Best Buy (NYSE: BBY) reported “better-than-expected” first quarter revenues of $9.142 billion (up 1.1%) and continues to forecast for solid growth for the rest of the year. Meanwhile, its Total Tech Support program is helping the company understand client behavior better.
The Richfield, Minn.-based retailer expects growth of 1.5% to 2.5% for the remainder of the year. Its profits rose to 23.7% of the quarter, up from 23.3% last year. Best Buy’s U.S. revenues for the quarter were $8.48 billion, up 0.8% versus last year
New CEO Corie Barry told investors, “We are pleased with our Q1 performance. As we look to the full year, we are reiterating the guidance we provided at the beginning of the year. This outlook balances our better-than-expected Q1 earnings, the fact that it is early in the year and our best estimate of the impact associated with the recent increase in tariffs on goods imported from China.
“Specifically, I am referring to the increase in tariffs from 10% to 25% on the products on the $200 billion List 3 that originally went into effect last September.”
‘Tons of Surprises’ from Total Tech Support
Regarding its successful Total Tech Support program, which had more than 1 million subscribers in the first 10 months for its $199 fee, Barry says it has resulted in “a ton of surprises” from the increased interaction with customers that will help the company alter and improve its customer service.
Barry iterated to investors that the most important element of Total Tech Support is the strategic relationship-building it enables with customers. The first stage of annual renewals is just beginning, and renewal rates are in line with expectations.
“With us, it's a little trickier because our customers tend to have lower frequency overall than some other retailers, so it takes us a long way to figure out what are the longer-term customer behavioral implications,” says Barry.
She noted that Best Buy is “definitely seeing nice usage upfront in the program, and renewal rates have stuck at the levels we thought they would. And so we are seeing usage in line with what we thought. We are seeing renewal rates in line with what we thought.”

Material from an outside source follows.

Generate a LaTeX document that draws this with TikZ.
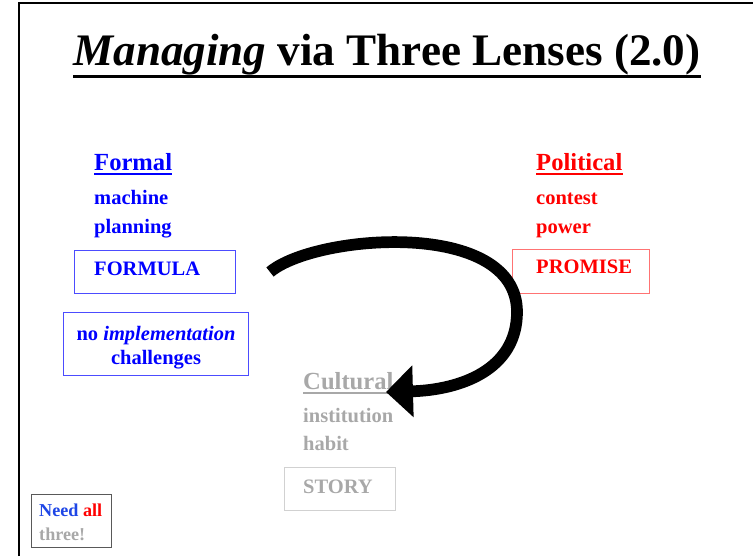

Barry admits there are still some questions regarding the program.
“We are seeing a ton of surprises, but we just don't have a lot of data yet. Is it pushing more purchase behavior? Is it keeping people engaged with Best Buy longer? We just need a little bit longer on the program to be able to give you some more information and data around that,” she says.
She lauded the company’s sales associates and says the program is helping them understand customer behavior better.